L’énergie pour bien aborder l’avenir
L’installation d’éclairages à LED dans toutes les filiales est l’une des nombreuses mesures d’économie d’énergie mises en place dans la boulangerie Reinhard. Depuis dix ans déjà, l’entreprise a renoncé aux combustibles fossiles, au profit de l’électricité hydraulique durable et locale produite à Berne. Ces changements ont été suivis par de nombreux autres. « Notre consommation d’électricité étant très importante, il semblait judicieux d’avoir notre propre installation photovoltaïque, tant sur le plan écologique qu’économique », explique Alexander Reinhard. « Avec deux entreprises voisines, nous avons fait équiper les toits plats situés sur la Gewerbestrasse, à Bolligen, de plus de 2600 modules solaires au total. » Ces installations produisent près de 1,2 million de kilowattheures d’électricité par an. « Avec ses nombreux fours et congélateurs et sa flotte de véhicules électriques, notre entreprise consomme beaucoup d’électricité. Notre production électrique est donc utilisée de façon optimale. » Alexander Reinhard estime le taux d’autoconsommation à environ 90% de l’électricité produite. « Réduire ses dépenses énergétiques tout en améliorant son bilan carbone, que demander de plus? », demande-t-il malicieusement, avant d’ajouter : « Nous nous tenons informés des évolutions dans le domaine des énergies renouvelables et de la protection de l’environnement et nous continuerons de nous engager en faveur d’un avenir durable et respectueux de l’environnement. »
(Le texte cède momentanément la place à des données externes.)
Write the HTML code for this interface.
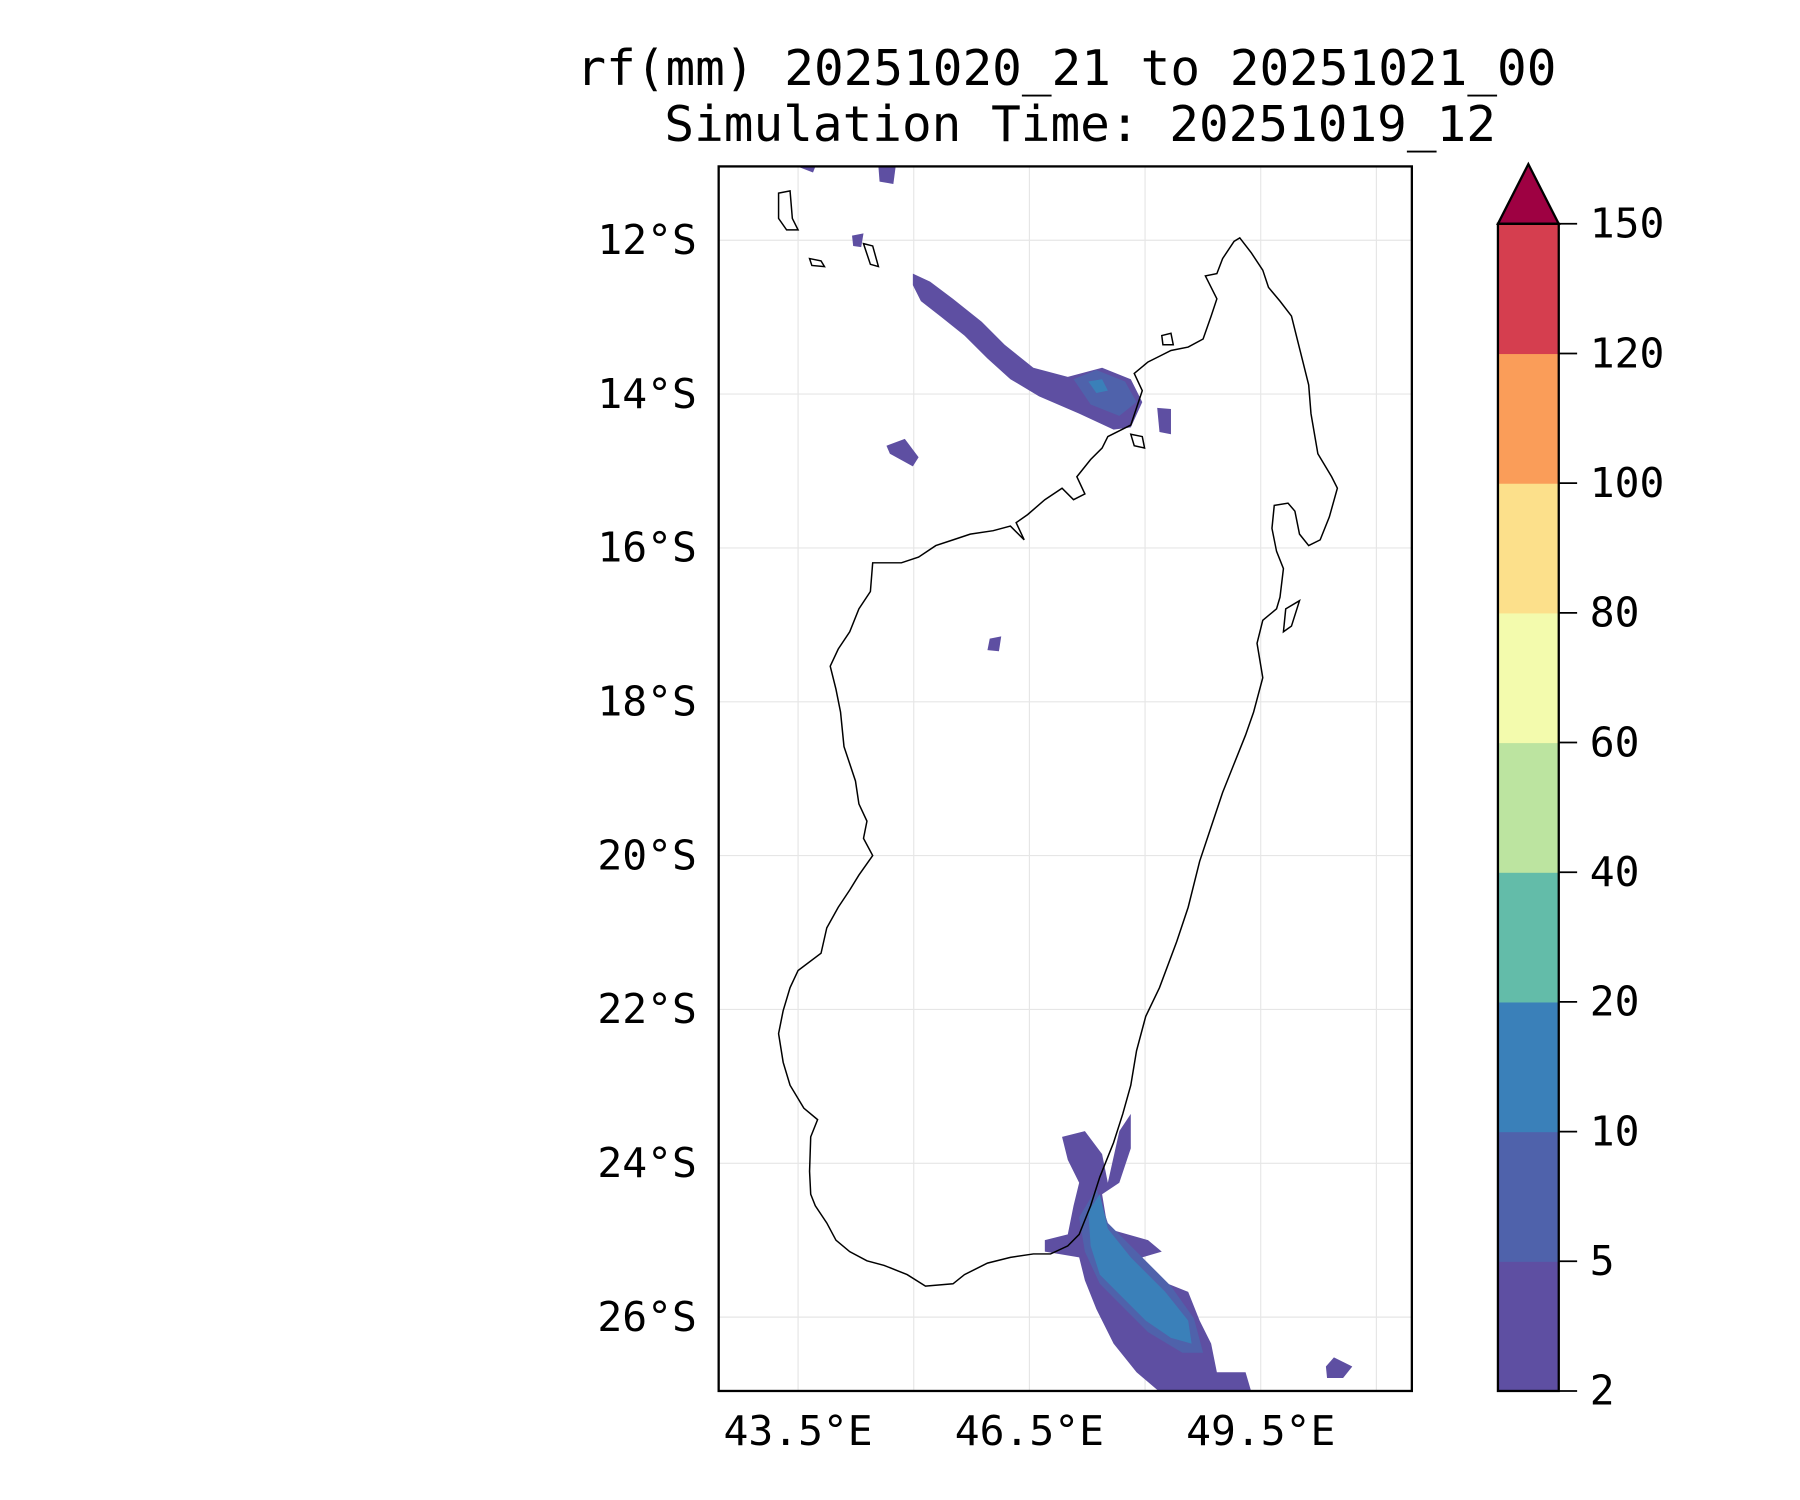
<!DOCTYPE html>
<html><head><meta charset="utf-8"><style>html,body{margin:0;padding:0;background:#fff}svg{display:block}text{font-family:"DejaVu Sans Mono","Liberation Mono",monospace;fill:#000}</style></head>
<body>
<svg id="fig" width="1800" height="1500" viewBox="0 0 1568 1307" xmlns="http://www.w3.org/2000/svg">
<rect width="1568" height="1307" fill="#fff"/>
<text x="929" y="74" font-size="43" text-anchor="middle">rf(mm) 20251020_21 to 20251021_00</text>
<text x="941" y="123" font-size="43" text-anchor="middle">Simulation Time: 20251019_12</text>
<defs><clipPath id="mapclip"><rect x="626" y="145" width="604" height="1067"/></clipPath></defs>
<g id="grid"></g>
<g id="rain" clip-path="url(#mapclip)"></g>
<g id="coast" clip-path="url(#mapclip)"></g>
<rect x="626" y="145" width="604" height="1067" fill="none" stroke="#000" stroke-width="2"/>
<g id="axes"></g>
<g id="cbar"></g>
</svg>
<script>
const lonTicks=[43.5,46.5,49.5];
const latTicks=[12,14,16,18,20,22,24,26];
const gridLons=[43.5,45,46.5,48,49.5,51];
const levels=[2,5,10,20,40,60,80,100,120,150];
const levelColors=['#5e4fa2','#4f62ab','#3a80b9','#63bca9','#bce4a0','#f3fbad','#fce08b','#fa9d59','#d53e4f'];
const extendColor='#9e0142';
const NS='http://www.w3.org/2000/svg';
const lon0=42.47,lon1=51.46,lat0=-11.04,lat1=-26.96;
function X(lon){return 626+(lon-lon0)/(lon1-lon0)*604;}
function Y(lat){return 145+(lat-lat0)/(lat1-lat0)*1067;}
function toLL(p){return [43.5+(p[0]-695)/67.2,-(12+(p[1]-209)/67)];}
function mk(tag,attrs,parent){const e=document.createElementNS(NS,tag);for(const k in attrs)e.setAttribute(k,attrs[k]);parent.appendChild(e);return e;}
function path(pts){return pts.map(toLL).map((q,i)=>(i?'L':'M')+X(q[0]).toFixed(1)+','+Y(q[1]).toFixed(1)).join('')+'Z';}
const grid=document.getElementById('grid');
gridLons.forEach(l=>{const e=mk('line',{x1:X(l),x2:X(l),y1:145,y2:1212,stroke:'#e6e6e6','stroke-width':1},grid);

});
latTicks.forEach(l=>{const e=mk('line',{x1:626,x2:1230,y1:Y(-l),y2:Y(-l),stroke:'#e6e6e6','stroke-width':1},grid);

});
const axes=document.getElementById('axes');
lonTicks.forEach(l=>{const t=mk('text',{x:X(l),y:1259,'font-size':36,'text-anchor':'middle'},axes);t.textContent=l+'°E';

});
latTicks.forEach(l=>{const t=mk('text',{x:607,y:Y(-l)+12,'font-size':36,'text-anchor':'end'},axes);t.textContent=l+'°S';

});
const rain=document.getElementById('rain');
const patches=[
 [0,[[795,238],[810,245],[830,260],[855,280],[875,300],[900,320],[930,328],[960,320],[985,330],[995,350],[985,372],[970,374],[940,360],[905,345],[880,330],[860,312],[840,292],[820,276],[802,262],[795,248]]],
 [1,[[935,330],[955,322],[980,332],[990,350],[975,362],[950,352]]],
 [2,[[948,332],[960,330],[965,340],[955,342]]],
 [0,[[1008,355],[1020,356],[1020,378],[1010,376]]],
 [0,[[772,388],[788,382],[800,398],[795,406],[775,395]]],
 [0,[[862,556],[872,554],[870,567],[860,566]]],
 [0,[[765,145],[780,145],[778,160],[766,158]]],
 [0,[[695,145],[710,145],[708,150]]],
 [0,[[742,205],[752,203],[750,215],[743,214]]],
 [0,[[925,990],[945,985],[960,1005],[965,1030],[975,985],[985,970],[985,1000],[975,1030],[960,1040],[965,1070],[1000,1080],[1012,1090],[995,1095],[1010,1115],[1035,1125],[1045,1150],[1055,1170],[1060,1195],[1085,1195],[1090,1212],[1010,1212],[990,1195],[970,1170],[955,1140],[945,1115],[940,1095],[910,1090],[910,1080],[930,1075],[935,1050],[940,1030],[930,1010]]],
 [1,[[940,1060],[955,1035],[965,1065],[990,1090],[1020,1120],[1040,1148],[1048,1178],[1030,1178],[1000,1160],[980,1140],[958,1118],[945,1090]]],
 [2,[[948,1055],[958,1040],[965,1070],[985,1095],[1015,1125],[1035,1150],[1038,1170],[1020,1165],[998,1150],[978,1130],[958,1110],[950,1085]]],
 [0,[[1155,1190],[1162,1182],[1178,1190],[1170,1200],[1156,1200]]]
];
patches.forEach(p=>{const e=mk('path',{d:path(p[1]),fill:levelColors[p[0]]},rain);

});
const coastG=document.getElementById('coast');
const madagascar=[[1080,207],[1090,220],[1100,235],[1105,250],[1115,262],[1125,275],[1130,295],[1135,315],[1140,335],[1142,360],[1148,395],[1160,415],[1165,425],[1158,450],[1150,470],[1140,475],[1132,465],[1128,445],[1122,438],[1110,440],[1108,460],[1112,480],[1118,495],[1115,520],[1112,530],[1100,540],[1095,560],[1100,590],[1092,620],[1085,640],[1075,665],[1065,690],[1055,720],[1045,750],[1035,790],[1025,820],[1010,860],[998,885],[990,915],[985,945],[978,970],[970,995],[958,1025],[950,1050],[940,1075],[930,1085],[915,1092],[900,1092],[880,1095],[860,1100],[840,1110],[830,1118],[806,1120],[790,1110],[770,1102],[755,1098],[740,1090],[728,1080],[720,1065],[710,1050],[706,1040],[705,1020],[706,990],[712,975],[700,965],[688,945],[682,925],[678,900],[682,880],[688,860],[695,845],[715,830],[720,808],[730,790],[740,775],[748,762],[760,745],[752,730],[755,715],[748,700],[745,680],[740,665],[735,650],[732,620],[728,600],[723,580],[730,565],[740,550],[748,530],[758,515],[760,490],[785,490],[800,485],[815,475],[830,470],[845,465],[865,462],[880,458],[892,470],[885,455],[895,448],[910,435],[925,425],[935,435],[945,430],[938,415],[950,400],[960,390],[965,380],[985,370],[990,355],[995,340],[988,325],[1000,315],[1010,310],[1020,305],[1035,302],[1048,295],[1055,275],[1060,260],[1050,240],[1060,238],[1065,225],[1075,210]];
const islands=[
 [[678,168],[688,166],[690,190],[695,200],[685,200],[678,190]],
 [[705,225],[715,227],[718,232],[707,231]],
 [[752,212],[760,214],[765,232],[758,230]],
 [[1012,292],[1020,290],[1022,300],[1013,300]],
 [[1120,530],[1132,523],[1125,545],[1118,550]],
 [[985,378],[995,380],[997,390],[988,388]]
];
[madagascar].concat(islands).forEach(pts=>{const e=mk('path',{d:path(pts),fill:'none',stroke:'#000','stroke-width':1.3},coastG);

});
const cb=document.getElementById('cbar');
const cx=1305,cw=53,cTop=195,cBot=1212,step=(cBot-cTop)/(levels.length-1);
levelColors.forEach((c,i)=>{const e=mk('rect',{x:cx,y:cBot-(i+1)*step,width:cw,height:step+0.5,fill:c},cb);

});
const tri=mk('polygon',{points:`${cx},${cTop} ${cx+cw/2},143 ${cx+cw},${cTop}`,fill:extendColor,stroke:'#000','stroke-width':2},cb);


const fr=mk('rect',{x:cx,y:cTop,width:cw,height:cBot-cTop,fill:'none',stroke:'#000','stroke-width':2},cb);


levels.forEach((v,i)=>{const y=cBot-i*step;
const tk=mk('line',{x1:cx+cw,x2:cx+cw+16,y1:y,y2:y,stroke:'#000','stroke-width':1.5},cb);


const t=mk('text',{x:1385,y:y+12,'font-size':36},cb);t.textContent=v;

});
</script>
</body></html>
La société Reinhard AG, dont le siège social et le fournil se trouvent à Bolligen (BE), emploie près de 170 personnes et compte 8 sites de vente et de restauration dans la région de Berne. En 2022, elle a reçu le prix Artisana Award pour la promotion de la santé, qui récompense les entreprises particulièrement engagées dans le domaine de la santé au travail et qui mettent l’accent sur le développement durable.